**DATASET EXTRACT**
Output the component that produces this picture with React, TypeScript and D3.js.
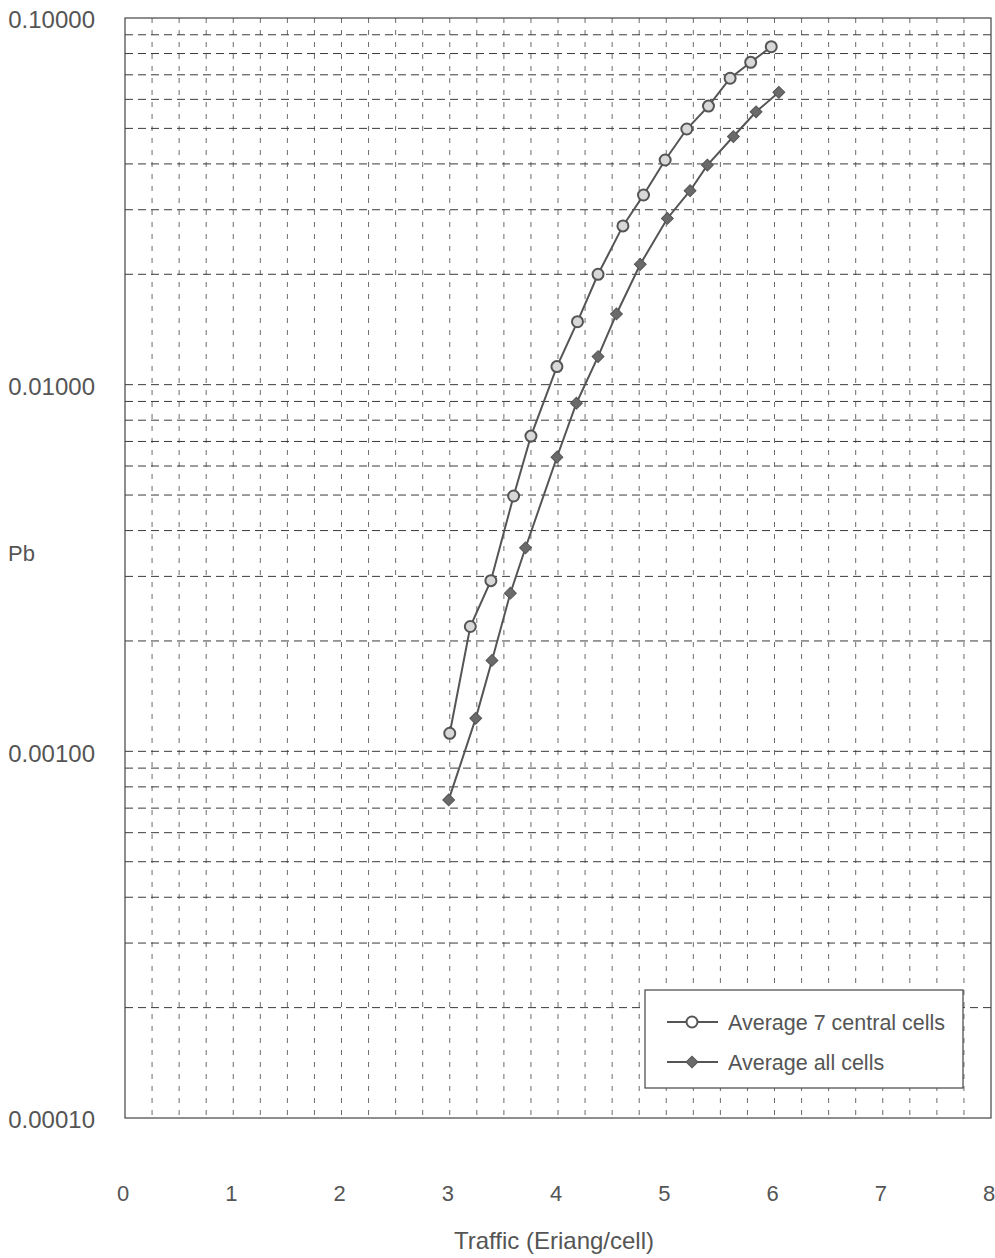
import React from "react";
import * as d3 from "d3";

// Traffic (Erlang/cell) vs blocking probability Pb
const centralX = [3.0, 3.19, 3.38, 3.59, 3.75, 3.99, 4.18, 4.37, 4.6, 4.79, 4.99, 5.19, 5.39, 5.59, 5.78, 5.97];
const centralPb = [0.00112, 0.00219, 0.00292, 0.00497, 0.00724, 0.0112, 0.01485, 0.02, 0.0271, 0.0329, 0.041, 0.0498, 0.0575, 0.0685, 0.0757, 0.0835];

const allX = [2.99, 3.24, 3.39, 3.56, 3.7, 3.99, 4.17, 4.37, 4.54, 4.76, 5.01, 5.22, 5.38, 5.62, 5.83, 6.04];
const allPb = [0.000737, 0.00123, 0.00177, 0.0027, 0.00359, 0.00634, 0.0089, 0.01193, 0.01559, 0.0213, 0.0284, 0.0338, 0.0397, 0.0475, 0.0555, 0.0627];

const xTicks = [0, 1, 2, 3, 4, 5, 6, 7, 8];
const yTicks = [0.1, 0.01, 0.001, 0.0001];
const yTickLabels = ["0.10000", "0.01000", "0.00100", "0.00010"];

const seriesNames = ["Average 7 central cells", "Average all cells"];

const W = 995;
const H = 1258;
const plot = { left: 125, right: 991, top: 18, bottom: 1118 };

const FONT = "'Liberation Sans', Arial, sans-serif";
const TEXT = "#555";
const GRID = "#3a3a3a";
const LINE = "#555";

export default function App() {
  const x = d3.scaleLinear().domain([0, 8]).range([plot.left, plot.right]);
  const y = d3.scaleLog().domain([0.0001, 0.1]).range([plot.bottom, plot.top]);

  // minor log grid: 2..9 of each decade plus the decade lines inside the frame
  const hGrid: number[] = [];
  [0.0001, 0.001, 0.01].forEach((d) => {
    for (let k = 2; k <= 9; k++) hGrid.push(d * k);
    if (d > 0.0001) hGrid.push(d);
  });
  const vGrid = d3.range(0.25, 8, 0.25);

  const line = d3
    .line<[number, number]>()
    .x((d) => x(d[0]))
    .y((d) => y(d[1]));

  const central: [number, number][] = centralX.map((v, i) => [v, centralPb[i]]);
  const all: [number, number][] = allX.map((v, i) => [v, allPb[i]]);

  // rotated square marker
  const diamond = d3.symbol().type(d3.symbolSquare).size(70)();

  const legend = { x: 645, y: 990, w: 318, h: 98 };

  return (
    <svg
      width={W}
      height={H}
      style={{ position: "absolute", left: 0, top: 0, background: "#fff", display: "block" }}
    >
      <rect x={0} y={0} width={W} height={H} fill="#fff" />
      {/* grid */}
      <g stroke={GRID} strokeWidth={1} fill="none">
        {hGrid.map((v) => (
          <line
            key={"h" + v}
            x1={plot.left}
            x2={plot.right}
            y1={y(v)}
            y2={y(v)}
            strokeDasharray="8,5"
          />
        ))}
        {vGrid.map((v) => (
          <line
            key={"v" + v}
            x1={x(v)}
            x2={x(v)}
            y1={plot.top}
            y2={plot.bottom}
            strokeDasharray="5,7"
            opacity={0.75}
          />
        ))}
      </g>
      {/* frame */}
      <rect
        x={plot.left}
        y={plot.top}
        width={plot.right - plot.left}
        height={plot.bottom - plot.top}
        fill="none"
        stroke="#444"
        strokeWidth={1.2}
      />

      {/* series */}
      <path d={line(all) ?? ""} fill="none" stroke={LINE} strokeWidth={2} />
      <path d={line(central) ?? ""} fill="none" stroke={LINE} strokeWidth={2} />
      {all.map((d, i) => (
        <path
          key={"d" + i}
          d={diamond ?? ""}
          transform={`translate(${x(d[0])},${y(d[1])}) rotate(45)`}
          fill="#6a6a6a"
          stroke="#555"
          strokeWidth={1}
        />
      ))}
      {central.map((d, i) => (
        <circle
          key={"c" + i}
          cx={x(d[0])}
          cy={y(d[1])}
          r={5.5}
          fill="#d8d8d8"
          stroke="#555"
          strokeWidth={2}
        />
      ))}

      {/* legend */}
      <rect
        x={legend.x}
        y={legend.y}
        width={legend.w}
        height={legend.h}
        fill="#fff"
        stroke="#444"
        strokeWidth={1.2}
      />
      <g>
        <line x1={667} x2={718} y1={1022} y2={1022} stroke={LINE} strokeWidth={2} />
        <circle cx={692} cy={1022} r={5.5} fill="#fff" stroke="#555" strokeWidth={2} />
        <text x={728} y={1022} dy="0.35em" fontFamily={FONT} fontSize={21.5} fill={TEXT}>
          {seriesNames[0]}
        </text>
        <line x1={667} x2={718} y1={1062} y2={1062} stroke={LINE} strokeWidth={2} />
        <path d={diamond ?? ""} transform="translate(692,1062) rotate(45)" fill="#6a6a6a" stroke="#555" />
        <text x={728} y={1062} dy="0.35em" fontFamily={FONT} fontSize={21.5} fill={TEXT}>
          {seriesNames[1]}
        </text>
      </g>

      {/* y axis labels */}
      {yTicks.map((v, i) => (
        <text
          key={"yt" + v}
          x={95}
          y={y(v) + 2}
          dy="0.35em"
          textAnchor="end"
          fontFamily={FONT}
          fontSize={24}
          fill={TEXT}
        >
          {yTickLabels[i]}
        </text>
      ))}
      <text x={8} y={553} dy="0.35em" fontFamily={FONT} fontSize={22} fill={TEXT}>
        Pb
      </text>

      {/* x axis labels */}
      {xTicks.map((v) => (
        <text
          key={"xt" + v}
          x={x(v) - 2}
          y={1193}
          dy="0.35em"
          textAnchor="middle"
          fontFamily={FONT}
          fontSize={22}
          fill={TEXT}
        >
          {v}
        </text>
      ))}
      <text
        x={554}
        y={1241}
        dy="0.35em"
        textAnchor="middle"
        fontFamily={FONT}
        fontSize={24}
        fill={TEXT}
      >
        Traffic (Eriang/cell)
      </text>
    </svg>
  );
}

**WHAT IS BEING ASKED**
Write out exactly the opening lines of the data, stopping after the line that holds "w: 318, h: 98". Exclude pictures.

**RESULT OF THE EXERCISE**
Output the component that produces this picture with React, TypeScript and D3.js.
import React from "react";
import * as d3 from "d3";

// Traffic (Erlang/cell) vs blocking probability Pb
const centralX = [3.0, 3.19, 3.38, 3.59, 3.75, 3.99, 4.18, 4.37, 4.6, 4.79, 4.99, 5.19, 5.39, 5.59, 5.78, 5.97];
const centralPb = [0.00112, 0.00219, 0.00292, 0.00497, 0.00724, 0.0112, 0.01485, 0.02, 0.0271, 0.0329, 0.041, 0.0498, 0.0575, 0.0685, 0.0757, 0.0835];

const allX = [2.99, 3.24, 3.39, 3.56, 3.7, 3.99, 4.17, 4.37, 4.54, 4.76, 5.01, 5.22, 5.38, 5.62, 5.83, 6.04];
const allPb = [0.000737, 0.00123, 0.00177, 0.0027, 0.00359, 0.00634, 0.0089, 0.01193, 0.01559, 0.0213, 0.0284, 0.0338, 0.0397, 0.0475, 0.0555, 0.0627];

const xTicks = [0, 1, 2, 3, 4, 5, 6, 7, 8];
const yTicks = [0.1, 0.01, 0.001, 0.0001];
const yTickLabels = ["0.10000", "0.01000", "0.00100", "0.00010"];

const seriesNames = ["Average 7 central cells", "Average all cells"];

const W = 995;
const H = 1258;
const plot = { left: 125, right: 991, top: 18, bottom: 1118 };

const FONT = "'Liberation Sans', Arial, sans-serif";
const TEXT = "#555";
const GRID = "#3a3a3a";
const LINE = "#555";

export default function App() {
  const x = d3.scaleLinear().domain([0, 8]).range([plot.left, plot.right]);
  const y = d3.scaleLog().domain([0.0001, 0.1]).range([plot.bottom, plot.top]);

  // minor log grid: 2..9 of each decade plus the decade lines inside the frame
  const hGrid: number[] = [];
  [0.0001, 0.001, 0.01].forEach((d) => {
    for (let k = 2; k <= 9; k++) hGrid.push(d * k);
    if (d > 0.0001) hGrid.push(d);
  });
  const vGrid = d3.range(0.25, 8, 0.25);

  const line = d3
    .line<[number, number]>()
    .x((d) => x(d[0]))
    .y((d) => y(d[1]));

  const central: [number, number][] = centralX.map((v, i) => [v, centralPb[i]]);
  const all: [number, number][] = allX.map((v, i) => [v, allPb[i]]);

  // rotated square marker
  const diamond = d3.symbol().type(d3.symbolSquare).size(70)();

  const legend = { x: 645, y: 990, w: 318, h: 98 };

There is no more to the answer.